El electorado peruano tuvo claras
alternativas en 2006 y 2011: candidatos serios representaban la izquierda
(Humala), el centro (Paniagua, Toledo), y la derecha (Flores, PPK). Pero los principales candidatos para 2016 se
convergen en la derecha. Ninguno
inquieta al Grupo Comercio. Los votantes
radicales y paniaguistas –que llevaron a Humala a la presidencia en 2011–
quedan como huérfanos, sin opciones electorales. Todo puede cambiar, pero si no surge ni un
candidato mal visto por el Grupo Comercio, habría terreno más fértil para la
protesta.
En Lima hay bastante aversión a la
protesta. Se asocia con la violencia y
el caos económico. Pero la protesta es
plenamente compatible con la democracia y el crecimiento económico. Todas las democracias más ricas y exitosas
(Alemania, Estados Unidos, Francia, Reino Unido) han pasado por olas de
protesta.
De hecho, la democracia sufre cuando los
ciudadanos no se movilizan. Donde las instituciones democráticas son débiles,
la protesta ciudadana puede funcionar como mecanismo para la rendición de
cuentas. Si los poderes legislativos y
judiciales no los vigilan, los gobiernos se comportan mal. No cumplen con sus programas. No consultan. Y muchas veces, cometen
abusos. En un contexto así, la protesta
es una de las pocas herramientas que tienen los ciudadanos para controlar al gobierno.
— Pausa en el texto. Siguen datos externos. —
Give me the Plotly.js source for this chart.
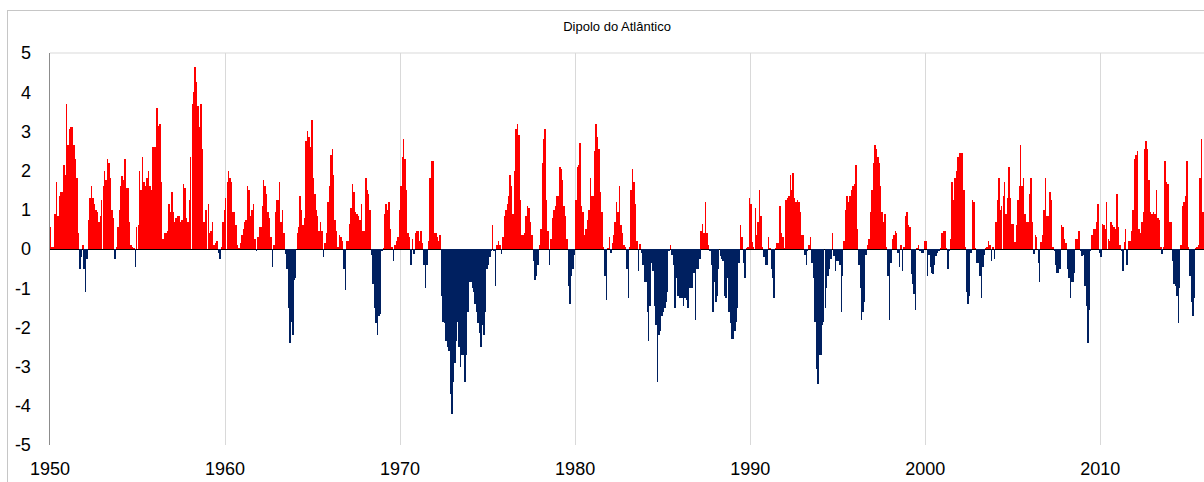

Los que más necesitan la protesta son los
menos privilegiados. El Estado responde
más a los que tienen poder económico.
Cecilia Blume no tiene que salir a la calle (basta con un correo
electrónico). De hecho, las
instituciones estatales que tratan con los grandes empresarios (MEF, BCR)
funcionan mejor que las agencias que ofrecen servicios a la gente más
vulnerable (MINSA, Educación). Como demuestra Eduardo Dargent, cuando el pobre
rendimiento del Estado genera serios costos económicos (por ejemplo, cuando
afecta la inversión o el crédito internacional), los gobiernos buscan mejorar
su calidad. Cuando la baja calidad de los servicios públicos solo afecta a los
pobres, hay menos incentivo para mejorarla.
En estos casos, la protesta –y los costos políticos que genera– pueden
incentivar a los gobiernos no responsivos.
La movilización ciudadana contribuye a
construcción de un Estado más equilibrado: uno que responde a las demandas de
todos –y no solo a los correos electrónicos de Cecilia Blume.